» **Data extract**
········

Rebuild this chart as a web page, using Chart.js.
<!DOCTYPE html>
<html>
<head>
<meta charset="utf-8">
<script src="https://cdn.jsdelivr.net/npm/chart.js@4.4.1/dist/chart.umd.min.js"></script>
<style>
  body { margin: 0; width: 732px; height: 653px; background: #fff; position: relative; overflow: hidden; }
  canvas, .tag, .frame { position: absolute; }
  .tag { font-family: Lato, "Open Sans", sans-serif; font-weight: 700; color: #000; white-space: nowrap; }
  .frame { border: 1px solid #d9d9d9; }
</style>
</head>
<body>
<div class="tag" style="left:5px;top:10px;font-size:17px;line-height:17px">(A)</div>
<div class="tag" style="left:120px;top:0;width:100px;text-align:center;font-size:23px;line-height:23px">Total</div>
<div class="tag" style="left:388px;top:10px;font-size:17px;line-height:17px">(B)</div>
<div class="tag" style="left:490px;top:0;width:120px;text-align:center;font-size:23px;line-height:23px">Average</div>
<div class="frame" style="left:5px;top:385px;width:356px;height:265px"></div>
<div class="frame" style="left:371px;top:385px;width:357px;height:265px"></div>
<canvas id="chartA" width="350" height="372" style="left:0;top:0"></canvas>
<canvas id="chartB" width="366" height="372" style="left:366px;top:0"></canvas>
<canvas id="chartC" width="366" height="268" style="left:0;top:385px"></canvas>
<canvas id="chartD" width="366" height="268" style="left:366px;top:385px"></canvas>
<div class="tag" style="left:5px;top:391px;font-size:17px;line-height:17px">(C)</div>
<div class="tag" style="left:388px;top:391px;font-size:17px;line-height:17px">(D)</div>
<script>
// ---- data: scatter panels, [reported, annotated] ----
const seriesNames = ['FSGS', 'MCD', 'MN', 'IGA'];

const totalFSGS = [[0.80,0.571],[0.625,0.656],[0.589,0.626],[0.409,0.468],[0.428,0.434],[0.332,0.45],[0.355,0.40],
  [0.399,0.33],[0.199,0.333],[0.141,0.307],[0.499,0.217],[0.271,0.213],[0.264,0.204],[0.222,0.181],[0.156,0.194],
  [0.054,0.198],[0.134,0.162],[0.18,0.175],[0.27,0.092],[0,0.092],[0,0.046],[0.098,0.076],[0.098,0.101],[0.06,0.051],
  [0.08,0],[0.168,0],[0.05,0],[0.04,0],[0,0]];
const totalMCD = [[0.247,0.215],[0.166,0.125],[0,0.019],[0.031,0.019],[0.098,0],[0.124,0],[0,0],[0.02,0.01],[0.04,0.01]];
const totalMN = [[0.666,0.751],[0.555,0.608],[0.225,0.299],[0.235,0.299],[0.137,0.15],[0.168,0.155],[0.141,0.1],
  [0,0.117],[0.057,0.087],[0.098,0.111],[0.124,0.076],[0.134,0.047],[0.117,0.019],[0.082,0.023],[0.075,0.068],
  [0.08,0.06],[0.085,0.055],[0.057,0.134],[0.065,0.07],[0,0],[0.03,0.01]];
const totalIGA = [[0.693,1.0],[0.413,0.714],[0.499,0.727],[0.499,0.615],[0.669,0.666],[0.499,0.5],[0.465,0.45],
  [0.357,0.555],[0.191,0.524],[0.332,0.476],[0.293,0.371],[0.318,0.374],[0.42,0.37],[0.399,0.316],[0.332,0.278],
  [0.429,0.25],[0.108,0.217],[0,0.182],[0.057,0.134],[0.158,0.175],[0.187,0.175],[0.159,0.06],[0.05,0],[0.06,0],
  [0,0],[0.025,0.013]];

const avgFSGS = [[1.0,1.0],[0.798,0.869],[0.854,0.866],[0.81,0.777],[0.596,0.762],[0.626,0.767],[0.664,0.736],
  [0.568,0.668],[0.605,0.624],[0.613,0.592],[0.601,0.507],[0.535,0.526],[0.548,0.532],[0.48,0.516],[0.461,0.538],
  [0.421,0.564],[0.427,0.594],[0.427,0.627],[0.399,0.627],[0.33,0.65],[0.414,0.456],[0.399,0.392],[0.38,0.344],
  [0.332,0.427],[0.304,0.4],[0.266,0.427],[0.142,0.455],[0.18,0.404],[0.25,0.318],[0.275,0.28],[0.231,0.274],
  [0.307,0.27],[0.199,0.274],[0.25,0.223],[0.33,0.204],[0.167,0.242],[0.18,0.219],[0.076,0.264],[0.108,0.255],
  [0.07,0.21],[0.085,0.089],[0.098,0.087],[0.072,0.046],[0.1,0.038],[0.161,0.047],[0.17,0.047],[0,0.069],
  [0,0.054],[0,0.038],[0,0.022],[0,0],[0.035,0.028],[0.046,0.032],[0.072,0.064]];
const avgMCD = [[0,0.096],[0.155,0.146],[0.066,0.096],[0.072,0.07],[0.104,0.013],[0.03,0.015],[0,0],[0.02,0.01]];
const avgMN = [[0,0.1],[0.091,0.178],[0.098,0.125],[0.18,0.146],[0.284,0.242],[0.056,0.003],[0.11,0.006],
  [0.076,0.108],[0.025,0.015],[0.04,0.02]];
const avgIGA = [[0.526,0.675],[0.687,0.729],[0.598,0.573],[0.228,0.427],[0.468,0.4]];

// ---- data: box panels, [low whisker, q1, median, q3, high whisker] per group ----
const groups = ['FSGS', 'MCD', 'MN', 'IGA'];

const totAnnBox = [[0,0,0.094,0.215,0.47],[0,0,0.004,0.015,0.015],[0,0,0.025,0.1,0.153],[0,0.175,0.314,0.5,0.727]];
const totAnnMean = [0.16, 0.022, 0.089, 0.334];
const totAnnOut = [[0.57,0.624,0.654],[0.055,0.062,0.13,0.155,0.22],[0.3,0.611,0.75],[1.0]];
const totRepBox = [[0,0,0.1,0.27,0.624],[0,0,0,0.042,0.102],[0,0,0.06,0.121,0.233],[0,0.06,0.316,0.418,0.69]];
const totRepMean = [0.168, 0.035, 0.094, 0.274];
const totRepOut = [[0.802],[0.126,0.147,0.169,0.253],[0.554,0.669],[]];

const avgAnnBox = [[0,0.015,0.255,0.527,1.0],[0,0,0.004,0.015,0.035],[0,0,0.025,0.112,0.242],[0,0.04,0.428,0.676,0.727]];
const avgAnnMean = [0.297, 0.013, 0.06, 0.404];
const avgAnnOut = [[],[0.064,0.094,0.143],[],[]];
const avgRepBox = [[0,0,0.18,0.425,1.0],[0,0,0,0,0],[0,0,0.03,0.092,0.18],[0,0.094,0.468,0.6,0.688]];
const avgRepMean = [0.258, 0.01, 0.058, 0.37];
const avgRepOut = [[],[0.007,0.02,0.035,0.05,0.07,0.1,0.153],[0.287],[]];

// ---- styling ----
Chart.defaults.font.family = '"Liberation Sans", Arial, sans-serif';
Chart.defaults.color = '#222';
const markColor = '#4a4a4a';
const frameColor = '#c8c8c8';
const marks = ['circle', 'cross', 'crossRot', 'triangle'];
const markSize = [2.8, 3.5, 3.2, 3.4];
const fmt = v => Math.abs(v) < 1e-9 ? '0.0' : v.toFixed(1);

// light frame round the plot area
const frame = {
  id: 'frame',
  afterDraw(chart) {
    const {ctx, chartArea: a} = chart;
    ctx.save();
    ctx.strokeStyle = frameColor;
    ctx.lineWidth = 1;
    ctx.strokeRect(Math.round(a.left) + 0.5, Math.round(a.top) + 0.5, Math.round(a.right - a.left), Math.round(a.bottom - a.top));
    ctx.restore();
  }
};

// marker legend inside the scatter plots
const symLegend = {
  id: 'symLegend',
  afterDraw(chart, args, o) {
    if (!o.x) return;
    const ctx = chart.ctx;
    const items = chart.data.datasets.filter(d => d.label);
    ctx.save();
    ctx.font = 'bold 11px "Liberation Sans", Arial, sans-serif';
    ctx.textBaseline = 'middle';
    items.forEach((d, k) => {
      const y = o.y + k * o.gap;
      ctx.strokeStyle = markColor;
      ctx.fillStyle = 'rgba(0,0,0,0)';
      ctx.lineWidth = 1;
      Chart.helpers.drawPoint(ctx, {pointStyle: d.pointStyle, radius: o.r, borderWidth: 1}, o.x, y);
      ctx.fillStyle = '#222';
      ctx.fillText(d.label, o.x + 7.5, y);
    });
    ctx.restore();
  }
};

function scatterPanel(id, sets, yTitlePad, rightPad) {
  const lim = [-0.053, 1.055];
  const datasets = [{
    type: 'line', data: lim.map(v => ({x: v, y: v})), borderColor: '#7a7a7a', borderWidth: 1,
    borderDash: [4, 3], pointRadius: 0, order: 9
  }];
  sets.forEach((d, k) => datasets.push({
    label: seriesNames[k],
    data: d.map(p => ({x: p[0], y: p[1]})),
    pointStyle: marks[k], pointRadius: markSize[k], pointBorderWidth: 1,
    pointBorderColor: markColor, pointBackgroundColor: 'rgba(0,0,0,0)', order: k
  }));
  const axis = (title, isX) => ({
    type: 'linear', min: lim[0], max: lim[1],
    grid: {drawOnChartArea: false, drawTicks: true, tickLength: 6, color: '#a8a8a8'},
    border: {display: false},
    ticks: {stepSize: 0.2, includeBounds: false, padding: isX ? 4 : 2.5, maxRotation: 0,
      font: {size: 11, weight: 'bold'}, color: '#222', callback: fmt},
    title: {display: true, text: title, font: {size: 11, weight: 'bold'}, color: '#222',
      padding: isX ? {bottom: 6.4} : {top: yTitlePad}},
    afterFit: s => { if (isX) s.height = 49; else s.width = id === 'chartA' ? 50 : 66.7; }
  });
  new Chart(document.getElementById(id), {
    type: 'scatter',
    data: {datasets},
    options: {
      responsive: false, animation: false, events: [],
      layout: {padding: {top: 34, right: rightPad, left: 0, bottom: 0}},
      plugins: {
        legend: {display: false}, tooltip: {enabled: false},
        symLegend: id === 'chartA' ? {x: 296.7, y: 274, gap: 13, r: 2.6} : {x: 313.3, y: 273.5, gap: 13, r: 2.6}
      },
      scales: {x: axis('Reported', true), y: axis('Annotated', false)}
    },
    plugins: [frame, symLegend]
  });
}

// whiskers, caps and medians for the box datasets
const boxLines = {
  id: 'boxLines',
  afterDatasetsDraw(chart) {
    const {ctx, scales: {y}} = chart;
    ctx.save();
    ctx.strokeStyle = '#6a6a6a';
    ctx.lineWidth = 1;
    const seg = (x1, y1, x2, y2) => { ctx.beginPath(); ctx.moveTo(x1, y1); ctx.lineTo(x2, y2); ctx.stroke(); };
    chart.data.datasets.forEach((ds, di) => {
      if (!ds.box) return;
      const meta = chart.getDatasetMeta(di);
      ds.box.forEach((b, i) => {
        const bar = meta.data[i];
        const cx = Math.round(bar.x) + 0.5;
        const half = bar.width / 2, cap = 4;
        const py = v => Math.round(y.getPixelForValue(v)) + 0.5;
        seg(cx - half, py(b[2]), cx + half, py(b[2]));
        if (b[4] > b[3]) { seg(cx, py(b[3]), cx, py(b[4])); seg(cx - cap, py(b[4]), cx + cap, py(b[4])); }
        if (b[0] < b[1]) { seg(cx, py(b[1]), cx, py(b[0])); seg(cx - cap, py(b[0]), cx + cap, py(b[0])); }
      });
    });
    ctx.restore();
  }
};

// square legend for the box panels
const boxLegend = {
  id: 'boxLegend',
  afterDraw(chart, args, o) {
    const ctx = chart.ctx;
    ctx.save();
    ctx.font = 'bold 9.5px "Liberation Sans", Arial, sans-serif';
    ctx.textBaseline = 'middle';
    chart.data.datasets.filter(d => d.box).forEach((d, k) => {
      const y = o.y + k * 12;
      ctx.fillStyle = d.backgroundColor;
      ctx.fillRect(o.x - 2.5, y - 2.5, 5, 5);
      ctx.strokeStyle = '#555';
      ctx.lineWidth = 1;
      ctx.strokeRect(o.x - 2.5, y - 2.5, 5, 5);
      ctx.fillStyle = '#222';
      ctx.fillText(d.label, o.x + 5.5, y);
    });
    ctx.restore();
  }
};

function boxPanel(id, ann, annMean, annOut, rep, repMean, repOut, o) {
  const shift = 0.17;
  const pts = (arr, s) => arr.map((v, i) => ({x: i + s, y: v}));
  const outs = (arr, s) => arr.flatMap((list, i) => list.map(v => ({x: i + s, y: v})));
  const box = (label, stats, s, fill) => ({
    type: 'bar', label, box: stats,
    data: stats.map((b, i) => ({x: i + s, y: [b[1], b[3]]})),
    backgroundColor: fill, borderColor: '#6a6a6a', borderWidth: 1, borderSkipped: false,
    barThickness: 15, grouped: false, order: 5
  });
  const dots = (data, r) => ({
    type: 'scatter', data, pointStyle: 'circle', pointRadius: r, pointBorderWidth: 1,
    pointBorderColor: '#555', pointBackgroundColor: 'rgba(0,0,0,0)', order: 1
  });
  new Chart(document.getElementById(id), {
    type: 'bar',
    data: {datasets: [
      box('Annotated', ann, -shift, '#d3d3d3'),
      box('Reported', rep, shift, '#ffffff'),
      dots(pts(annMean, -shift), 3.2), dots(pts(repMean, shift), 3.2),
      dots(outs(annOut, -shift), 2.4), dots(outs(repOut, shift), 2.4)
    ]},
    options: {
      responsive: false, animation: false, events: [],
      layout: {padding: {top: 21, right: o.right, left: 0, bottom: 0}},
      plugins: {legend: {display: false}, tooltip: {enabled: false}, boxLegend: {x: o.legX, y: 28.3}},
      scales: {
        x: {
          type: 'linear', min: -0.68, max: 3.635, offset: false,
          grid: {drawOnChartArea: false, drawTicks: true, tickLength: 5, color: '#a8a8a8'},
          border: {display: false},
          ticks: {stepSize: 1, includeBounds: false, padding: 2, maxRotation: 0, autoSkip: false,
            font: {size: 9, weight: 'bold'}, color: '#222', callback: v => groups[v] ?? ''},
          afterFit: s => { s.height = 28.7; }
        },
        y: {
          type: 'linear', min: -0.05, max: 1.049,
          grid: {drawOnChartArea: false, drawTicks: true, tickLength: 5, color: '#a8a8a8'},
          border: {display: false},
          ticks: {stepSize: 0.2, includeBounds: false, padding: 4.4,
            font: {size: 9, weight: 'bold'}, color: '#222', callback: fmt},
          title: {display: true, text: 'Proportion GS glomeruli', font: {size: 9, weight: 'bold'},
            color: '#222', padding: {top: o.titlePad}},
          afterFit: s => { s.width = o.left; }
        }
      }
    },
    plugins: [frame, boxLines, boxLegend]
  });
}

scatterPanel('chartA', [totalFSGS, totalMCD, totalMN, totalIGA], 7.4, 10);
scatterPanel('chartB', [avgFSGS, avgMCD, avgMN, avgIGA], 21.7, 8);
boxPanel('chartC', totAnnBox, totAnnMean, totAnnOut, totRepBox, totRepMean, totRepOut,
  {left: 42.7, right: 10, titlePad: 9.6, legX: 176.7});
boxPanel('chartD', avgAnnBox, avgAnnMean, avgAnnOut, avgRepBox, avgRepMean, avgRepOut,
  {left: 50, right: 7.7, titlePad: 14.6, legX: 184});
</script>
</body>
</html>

········

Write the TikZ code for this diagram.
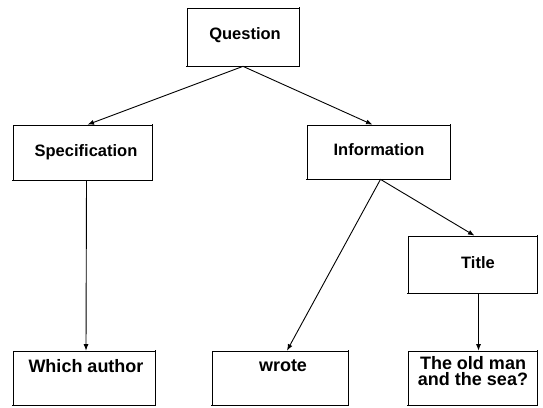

········

» **Work to complete**
Make a list of all lines in the data that contain "this".

» **The answer**
Rebuild this chart as a web page, using Chart.js.
Write the TikZ code for this diagram.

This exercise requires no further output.